## Dataset records
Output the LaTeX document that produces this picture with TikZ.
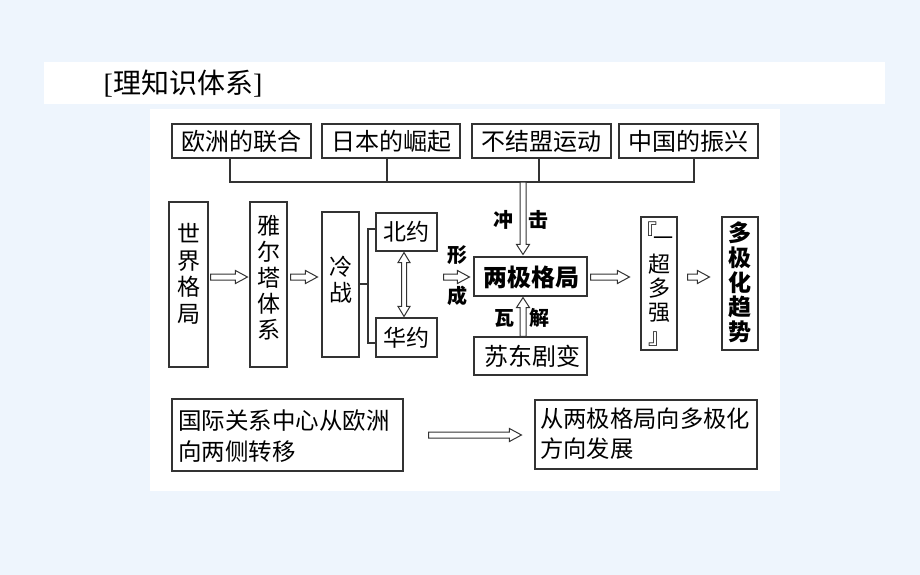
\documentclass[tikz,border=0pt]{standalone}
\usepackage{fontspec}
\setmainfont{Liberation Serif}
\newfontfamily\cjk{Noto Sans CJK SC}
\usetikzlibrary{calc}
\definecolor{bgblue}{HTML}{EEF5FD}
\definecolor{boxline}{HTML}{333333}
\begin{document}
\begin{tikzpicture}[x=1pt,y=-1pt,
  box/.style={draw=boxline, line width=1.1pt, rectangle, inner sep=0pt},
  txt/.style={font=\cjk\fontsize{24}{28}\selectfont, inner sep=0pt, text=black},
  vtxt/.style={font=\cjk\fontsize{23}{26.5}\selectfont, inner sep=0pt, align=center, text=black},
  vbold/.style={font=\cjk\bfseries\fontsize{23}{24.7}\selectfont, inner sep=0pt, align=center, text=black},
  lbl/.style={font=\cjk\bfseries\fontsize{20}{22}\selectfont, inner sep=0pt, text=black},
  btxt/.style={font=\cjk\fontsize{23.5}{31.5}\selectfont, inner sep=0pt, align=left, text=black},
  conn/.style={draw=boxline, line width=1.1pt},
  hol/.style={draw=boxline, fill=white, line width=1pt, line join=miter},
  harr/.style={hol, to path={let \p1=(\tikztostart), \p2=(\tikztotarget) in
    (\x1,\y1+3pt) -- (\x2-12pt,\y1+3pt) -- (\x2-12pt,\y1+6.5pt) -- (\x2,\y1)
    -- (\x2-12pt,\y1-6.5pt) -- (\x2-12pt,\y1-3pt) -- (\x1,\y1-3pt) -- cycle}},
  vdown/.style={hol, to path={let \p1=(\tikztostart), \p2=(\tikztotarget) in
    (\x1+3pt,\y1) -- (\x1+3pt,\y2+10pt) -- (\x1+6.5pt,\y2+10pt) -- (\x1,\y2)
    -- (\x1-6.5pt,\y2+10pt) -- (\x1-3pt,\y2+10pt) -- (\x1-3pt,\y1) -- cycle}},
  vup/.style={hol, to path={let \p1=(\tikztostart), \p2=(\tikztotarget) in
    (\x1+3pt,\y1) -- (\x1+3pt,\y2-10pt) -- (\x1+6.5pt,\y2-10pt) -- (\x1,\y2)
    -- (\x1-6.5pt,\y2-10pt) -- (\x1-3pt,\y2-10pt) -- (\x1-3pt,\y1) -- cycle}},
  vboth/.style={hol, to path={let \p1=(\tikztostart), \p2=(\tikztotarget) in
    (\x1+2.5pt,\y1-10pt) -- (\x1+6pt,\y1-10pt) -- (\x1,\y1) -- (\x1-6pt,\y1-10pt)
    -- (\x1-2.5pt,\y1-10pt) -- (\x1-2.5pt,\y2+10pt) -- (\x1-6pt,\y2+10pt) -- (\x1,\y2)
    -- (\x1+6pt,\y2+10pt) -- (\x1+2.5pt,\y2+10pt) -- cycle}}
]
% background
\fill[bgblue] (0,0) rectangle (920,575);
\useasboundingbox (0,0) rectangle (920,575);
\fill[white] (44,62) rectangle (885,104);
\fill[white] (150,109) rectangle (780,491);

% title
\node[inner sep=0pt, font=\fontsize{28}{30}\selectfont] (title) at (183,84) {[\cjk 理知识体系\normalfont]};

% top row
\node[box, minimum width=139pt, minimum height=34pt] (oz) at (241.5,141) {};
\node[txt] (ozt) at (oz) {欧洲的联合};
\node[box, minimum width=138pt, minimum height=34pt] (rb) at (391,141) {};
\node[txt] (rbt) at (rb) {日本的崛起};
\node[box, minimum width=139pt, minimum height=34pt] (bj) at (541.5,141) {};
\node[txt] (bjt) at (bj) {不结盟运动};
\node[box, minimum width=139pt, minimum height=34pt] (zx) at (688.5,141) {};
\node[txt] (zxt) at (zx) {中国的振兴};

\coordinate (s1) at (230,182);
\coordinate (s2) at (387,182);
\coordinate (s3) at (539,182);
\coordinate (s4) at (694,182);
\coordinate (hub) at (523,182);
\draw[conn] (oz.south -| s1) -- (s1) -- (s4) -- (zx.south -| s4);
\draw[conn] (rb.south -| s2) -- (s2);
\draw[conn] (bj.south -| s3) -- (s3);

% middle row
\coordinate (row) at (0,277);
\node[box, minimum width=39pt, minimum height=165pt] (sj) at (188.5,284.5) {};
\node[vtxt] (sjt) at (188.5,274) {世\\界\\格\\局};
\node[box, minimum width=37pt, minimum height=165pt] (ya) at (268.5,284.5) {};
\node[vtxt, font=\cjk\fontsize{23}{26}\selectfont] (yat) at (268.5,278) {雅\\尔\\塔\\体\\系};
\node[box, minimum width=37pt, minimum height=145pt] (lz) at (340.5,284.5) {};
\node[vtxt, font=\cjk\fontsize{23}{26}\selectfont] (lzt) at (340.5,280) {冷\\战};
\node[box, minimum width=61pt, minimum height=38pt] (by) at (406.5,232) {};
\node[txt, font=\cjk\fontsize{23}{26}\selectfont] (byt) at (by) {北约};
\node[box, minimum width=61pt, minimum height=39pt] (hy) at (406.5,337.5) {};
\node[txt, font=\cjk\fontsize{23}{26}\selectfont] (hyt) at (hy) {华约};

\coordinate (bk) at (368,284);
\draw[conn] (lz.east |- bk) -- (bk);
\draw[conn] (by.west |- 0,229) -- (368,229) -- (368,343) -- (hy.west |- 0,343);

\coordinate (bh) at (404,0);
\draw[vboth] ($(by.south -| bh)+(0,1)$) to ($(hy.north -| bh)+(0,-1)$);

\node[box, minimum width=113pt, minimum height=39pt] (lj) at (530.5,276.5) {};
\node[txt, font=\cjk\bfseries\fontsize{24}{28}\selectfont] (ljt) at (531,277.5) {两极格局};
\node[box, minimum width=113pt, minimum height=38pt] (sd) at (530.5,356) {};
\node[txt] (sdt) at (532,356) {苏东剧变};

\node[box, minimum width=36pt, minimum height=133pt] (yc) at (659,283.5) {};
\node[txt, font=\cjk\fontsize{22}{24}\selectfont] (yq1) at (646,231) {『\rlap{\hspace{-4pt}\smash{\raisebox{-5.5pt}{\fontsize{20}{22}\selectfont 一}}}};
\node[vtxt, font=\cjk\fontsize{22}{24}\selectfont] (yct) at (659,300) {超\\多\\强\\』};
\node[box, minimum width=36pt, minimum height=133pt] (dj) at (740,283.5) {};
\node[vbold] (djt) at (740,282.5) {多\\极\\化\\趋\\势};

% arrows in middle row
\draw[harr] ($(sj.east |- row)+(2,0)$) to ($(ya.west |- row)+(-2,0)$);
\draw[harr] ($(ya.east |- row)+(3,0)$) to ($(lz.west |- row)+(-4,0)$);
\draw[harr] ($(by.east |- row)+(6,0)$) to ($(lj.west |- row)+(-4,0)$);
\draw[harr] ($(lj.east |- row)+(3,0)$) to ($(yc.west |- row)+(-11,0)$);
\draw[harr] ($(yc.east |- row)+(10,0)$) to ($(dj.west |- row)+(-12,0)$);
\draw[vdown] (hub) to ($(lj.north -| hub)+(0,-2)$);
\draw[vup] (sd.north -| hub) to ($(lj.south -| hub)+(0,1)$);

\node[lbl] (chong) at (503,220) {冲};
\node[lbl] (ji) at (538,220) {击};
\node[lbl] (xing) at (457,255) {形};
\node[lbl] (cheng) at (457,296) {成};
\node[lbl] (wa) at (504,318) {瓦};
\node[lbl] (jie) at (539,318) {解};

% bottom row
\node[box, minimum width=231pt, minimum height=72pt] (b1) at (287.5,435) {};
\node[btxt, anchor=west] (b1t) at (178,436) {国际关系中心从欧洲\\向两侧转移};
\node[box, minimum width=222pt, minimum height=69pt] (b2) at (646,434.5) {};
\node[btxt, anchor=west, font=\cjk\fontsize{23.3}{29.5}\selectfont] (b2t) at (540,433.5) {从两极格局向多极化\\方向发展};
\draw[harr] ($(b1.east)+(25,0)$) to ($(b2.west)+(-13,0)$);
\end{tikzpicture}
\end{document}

---

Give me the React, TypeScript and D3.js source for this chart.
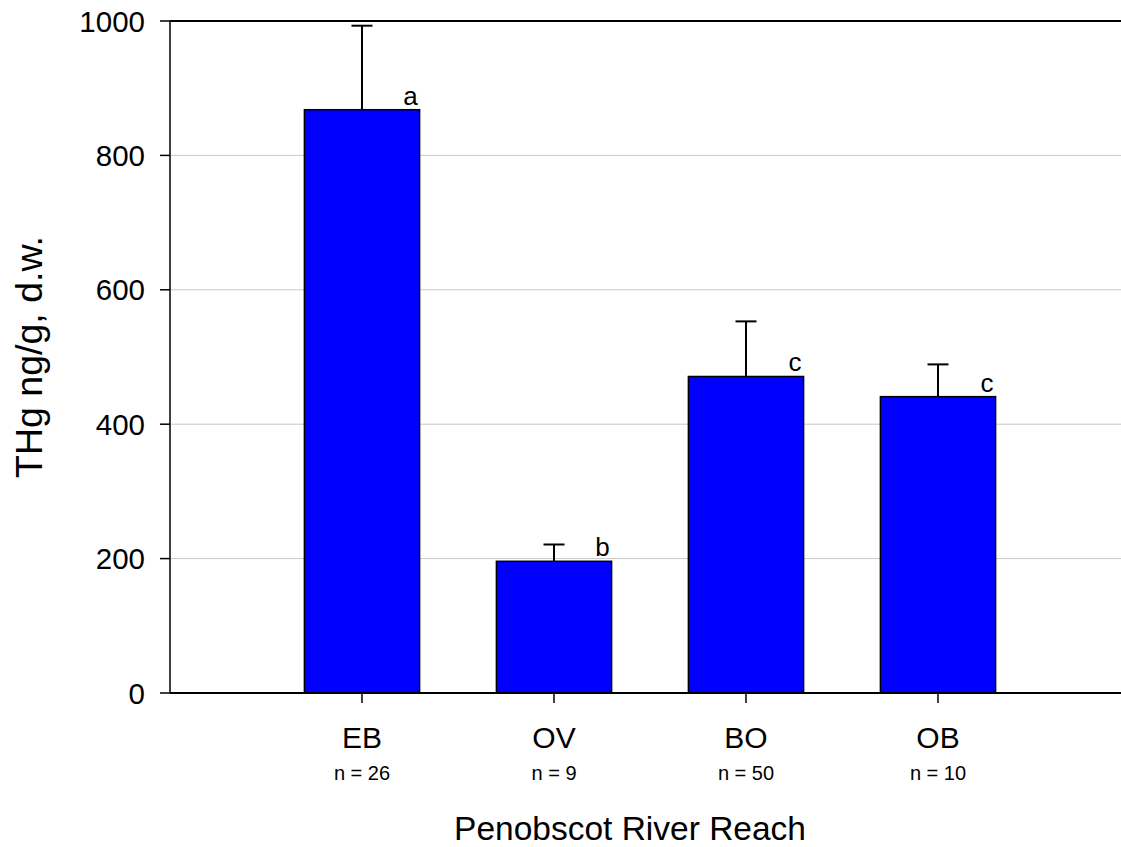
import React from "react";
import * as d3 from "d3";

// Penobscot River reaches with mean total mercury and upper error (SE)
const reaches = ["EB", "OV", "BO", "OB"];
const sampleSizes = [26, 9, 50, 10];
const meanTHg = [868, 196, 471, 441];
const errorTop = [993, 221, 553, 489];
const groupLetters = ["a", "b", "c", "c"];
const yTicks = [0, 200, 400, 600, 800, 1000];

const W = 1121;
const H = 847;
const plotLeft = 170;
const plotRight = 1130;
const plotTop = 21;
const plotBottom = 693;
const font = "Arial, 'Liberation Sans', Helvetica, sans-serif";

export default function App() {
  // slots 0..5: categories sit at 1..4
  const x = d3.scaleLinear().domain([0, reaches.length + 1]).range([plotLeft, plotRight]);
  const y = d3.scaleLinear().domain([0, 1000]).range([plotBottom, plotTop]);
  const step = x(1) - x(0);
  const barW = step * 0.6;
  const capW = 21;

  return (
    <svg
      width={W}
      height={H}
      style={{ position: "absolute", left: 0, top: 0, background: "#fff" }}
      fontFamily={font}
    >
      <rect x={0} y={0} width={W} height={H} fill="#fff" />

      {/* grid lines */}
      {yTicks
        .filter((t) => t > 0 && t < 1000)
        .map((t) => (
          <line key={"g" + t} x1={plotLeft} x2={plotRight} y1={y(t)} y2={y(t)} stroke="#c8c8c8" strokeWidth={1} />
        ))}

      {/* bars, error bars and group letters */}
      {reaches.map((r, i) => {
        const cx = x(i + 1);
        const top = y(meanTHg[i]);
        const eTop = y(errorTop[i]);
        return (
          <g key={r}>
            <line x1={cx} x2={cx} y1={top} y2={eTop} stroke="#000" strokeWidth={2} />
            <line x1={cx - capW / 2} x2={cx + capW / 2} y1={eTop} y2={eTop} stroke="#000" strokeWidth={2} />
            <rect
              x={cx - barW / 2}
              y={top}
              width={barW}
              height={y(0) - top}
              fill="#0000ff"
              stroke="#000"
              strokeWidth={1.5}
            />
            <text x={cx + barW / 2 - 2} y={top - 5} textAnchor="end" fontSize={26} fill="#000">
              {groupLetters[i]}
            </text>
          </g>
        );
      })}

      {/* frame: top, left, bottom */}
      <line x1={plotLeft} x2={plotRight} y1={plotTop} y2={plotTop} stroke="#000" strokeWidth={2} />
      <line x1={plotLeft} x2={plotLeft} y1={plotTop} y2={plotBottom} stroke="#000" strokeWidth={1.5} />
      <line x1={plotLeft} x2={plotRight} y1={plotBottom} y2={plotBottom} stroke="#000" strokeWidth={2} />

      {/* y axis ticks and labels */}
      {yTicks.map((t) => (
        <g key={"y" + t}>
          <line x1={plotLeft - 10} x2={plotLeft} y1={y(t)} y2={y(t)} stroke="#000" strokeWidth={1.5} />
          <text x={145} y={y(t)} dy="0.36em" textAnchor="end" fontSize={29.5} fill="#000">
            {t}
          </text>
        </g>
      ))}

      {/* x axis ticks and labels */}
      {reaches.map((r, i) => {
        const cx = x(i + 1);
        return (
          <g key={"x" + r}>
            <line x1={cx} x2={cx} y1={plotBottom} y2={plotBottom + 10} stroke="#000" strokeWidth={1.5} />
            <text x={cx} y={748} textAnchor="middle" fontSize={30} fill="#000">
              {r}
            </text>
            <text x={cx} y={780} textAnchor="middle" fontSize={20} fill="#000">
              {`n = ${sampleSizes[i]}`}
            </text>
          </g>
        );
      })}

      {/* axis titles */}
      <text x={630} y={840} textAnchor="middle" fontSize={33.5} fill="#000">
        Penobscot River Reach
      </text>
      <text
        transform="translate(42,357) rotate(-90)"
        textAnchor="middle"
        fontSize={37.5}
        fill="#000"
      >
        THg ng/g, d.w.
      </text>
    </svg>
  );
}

==

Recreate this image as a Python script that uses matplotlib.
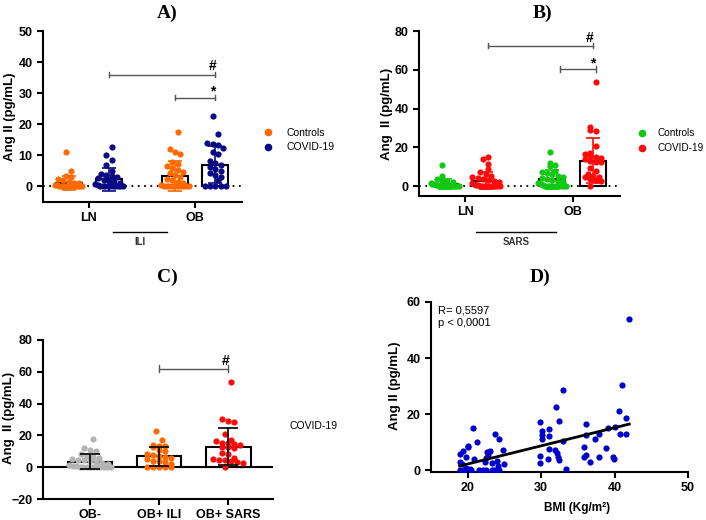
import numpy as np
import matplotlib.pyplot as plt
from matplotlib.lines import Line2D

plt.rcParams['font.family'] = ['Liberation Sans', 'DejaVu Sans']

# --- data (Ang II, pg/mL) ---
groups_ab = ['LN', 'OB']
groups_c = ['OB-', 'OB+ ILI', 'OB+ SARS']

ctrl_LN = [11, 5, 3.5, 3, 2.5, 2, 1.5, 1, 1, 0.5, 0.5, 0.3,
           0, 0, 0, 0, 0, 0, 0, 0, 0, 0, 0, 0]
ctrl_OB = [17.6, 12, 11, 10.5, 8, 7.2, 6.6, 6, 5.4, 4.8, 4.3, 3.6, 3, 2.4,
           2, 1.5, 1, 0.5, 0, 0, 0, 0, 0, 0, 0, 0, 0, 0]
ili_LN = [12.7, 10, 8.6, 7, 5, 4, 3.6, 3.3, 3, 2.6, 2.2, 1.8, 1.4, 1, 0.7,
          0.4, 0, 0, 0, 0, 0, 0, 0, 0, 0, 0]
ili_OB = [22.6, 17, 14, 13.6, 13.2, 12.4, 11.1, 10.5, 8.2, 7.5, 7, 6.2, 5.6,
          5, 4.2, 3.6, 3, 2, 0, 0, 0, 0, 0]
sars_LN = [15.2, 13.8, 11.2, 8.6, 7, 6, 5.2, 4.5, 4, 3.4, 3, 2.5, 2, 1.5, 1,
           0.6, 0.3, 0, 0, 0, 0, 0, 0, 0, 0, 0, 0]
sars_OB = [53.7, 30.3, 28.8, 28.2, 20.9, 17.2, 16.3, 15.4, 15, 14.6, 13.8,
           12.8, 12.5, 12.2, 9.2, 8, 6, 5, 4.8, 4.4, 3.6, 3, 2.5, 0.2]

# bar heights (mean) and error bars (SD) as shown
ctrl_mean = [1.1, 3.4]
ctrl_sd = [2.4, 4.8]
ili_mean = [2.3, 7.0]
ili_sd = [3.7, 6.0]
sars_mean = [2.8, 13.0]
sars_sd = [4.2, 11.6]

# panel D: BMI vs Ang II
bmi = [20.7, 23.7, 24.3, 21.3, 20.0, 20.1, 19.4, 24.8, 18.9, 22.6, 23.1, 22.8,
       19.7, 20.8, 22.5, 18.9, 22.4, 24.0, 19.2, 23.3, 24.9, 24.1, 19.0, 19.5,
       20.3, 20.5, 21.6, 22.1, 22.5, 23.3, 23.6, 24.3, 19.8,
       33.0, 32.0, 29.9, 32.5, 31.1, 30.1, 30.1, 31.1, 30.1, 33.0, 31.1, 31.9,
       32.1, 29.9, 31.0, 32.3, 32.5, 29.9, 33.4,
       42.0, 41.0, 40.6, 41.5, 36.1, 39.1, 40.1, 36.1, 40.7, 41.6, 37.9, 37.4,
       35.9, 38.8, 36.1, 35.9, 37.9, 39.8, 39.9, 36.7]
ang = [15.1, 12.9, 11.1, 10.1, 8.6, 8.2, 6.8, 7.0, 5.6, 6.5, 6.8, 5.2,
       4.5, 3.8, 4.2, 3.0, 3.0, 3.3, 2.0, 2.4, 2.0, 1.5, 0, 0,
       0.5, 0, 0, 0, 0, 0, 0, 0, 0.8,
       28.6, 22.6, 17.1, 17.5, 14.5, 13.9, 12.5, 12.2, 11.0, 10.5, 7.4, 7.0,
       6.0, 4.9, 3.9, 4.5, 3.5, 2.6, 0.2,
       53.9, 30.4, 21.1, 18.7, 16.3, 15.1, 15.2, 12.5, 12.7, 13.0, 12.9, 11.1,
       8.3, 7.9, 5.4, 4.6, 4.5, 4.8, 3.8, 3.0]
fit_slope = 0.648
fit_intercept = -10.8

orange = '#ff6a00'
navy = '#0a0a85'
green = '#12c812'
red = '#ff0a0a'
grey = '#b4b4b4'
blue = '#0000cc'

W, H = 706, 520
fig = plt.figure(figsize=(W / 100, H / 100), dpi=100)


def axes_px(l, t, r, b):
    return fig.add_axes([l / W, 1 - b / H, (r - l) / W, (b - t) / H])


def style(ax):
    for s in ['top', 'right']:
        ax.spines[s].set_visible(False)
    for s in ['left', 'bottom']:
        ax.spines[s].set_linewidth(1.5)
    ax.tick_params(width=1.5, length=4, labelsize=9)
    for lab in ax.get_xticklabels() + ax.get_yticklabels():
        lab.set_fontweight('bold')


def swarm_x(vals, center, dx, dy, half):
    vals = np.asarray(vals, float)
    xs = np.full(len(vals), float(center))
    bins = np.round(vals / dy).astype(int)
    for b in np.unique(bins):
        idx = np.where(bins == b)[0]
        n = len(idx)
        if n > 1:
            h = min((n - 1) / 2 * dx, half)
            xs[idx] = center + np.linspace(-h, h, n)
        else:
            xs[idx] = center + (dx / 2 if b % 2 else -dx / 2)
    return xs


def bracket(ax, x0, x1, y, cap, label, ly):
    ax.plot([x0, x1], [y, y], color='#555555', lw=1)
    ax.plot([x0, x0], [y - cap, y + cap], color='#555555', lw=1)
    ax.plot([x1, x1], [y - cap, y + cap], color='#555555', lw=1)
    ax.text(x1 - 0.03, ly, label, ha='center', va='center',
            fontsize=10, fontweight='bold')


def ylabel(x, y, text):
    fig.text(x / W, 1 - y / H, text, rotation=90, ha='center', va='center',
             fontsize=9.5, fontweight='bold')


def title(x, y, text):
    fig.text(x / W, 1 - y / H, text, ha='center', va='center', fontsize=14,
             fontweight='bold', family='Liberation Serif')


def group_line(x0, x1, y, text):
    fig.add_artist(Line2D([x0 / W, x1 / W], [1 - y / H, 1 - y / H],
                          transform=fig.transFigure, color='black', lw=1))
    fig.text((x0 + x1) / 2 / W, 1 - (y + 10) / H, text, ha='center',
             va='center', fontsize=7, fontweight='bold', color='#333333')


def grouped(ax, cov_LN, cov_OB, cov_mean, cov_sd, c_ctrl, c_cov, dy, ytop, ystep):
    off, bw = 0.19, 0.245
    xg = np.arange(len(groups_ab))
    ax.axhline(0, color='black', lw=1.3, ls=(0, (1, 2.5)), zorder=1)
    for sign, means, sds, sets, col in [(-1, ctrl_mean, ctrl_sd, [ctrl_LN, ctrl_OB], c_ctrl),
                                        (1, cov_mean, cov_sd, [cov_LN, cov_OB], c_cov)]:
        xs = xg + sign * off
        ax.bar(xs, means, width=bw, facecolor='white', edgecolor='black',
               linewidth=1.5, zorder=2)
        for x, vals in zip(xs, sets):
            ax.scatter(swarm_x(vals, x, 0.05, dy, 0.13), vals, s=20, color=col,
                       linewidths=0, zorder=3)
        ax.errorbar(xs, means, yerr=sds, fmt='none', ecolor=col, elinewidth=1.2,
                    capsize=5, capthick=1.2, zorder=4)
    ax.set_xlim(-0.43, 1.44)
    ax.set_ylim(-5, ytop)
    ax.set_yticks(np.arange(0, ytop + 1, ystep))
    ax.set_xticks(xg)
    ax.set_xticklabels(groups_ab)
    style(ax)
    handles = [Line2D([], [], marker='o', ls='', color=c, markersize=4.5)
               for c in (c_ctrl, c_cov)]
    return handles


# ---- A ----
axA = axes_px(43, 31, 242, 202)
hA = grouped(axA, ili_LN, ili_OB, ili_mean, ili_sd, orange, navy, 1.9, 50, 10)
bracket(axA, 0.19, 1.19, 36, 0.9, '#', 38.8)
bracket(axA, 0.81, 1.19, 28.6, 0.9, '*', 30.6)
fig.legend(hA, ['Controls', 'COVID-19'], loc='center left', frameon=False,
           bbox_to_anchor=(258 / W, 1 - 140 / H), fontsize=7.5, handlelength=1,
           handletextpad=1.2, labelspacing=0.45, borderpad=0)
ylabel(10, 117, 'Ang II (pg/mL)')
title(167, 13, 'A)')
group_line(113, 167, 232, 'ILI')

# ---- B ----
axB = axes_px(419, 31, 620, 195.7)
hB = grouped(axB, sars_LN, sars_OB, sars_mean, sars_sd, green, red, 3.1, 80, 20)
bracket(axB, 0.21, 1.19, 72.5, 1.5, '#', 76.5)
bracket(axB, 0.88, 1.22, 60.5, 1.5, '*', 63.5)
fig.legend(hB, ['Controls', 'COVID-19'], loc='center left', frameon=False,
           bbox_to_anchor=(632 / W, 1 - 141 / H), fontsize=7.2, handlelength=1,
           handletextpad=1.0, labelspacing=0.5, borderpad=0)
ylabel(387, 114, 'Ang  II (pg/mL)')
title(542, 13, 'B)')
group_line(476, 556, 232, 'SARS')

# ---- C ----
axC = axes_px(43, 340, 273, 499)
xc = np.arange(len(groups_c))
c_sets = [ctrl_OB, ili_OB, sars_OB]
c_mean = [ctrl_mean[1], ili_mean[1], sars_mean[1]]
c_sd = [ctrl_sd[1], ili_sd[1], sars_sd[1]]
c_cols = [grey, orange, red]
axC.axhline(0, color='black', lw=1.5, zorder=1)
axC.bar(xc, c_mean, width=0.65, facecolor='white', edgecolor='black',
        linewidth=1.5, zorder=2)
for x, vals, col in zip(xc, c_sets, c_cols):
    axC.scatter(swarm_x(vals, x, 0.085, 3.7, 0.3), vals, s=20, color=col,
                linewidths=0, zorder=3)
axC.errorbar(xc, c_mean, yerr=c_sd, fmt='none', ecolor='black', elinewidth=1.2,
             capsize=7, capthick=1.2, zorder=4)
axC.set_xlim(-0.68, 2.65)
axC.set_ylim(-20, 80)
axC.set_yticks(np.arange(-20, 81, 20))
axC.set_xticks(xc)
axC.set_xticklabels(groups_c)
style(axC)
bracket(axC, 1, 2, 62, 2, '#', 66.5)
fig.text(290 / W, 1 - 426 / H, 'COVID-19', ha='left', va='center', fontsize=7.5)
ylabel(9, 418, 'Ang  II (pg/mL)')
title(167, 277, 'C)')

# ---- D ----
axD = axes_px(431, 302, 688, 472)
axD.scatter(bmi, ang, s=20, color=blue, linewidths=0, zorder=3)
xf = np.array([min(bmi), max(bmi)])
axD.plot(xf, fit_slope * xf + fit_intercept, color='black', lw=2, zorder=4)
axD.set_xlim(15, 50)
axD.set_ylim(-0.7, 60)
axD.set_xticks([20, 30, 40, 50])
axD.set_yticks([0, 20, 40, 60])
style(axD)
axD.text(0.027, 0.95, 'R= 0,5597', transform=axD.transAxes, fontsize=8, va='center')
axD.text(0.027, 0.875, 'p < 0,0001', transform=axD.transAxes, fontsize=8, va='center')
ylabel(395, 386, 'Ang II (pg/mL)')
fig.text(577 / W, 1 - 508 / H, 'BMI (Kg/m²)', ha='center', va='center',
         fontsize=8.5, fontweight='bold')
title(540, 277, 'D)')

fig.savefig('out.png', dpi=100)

## Prompt
Reproduce exactly, and only, the lines from the one containing "Recreate this image" through the one containing "plt.rcParams['font.family'] = ['Liberation", including both; leave out any pictures.

## Task output
Recreate this image as a Python script that uses matplotlib.
import numpy as np
import matplotlib.pyplot as plt
from matplotlib.lines import Line2D

plt.rcParams['font.family'] = ['Liberation Sans', 'DejaVu Sans']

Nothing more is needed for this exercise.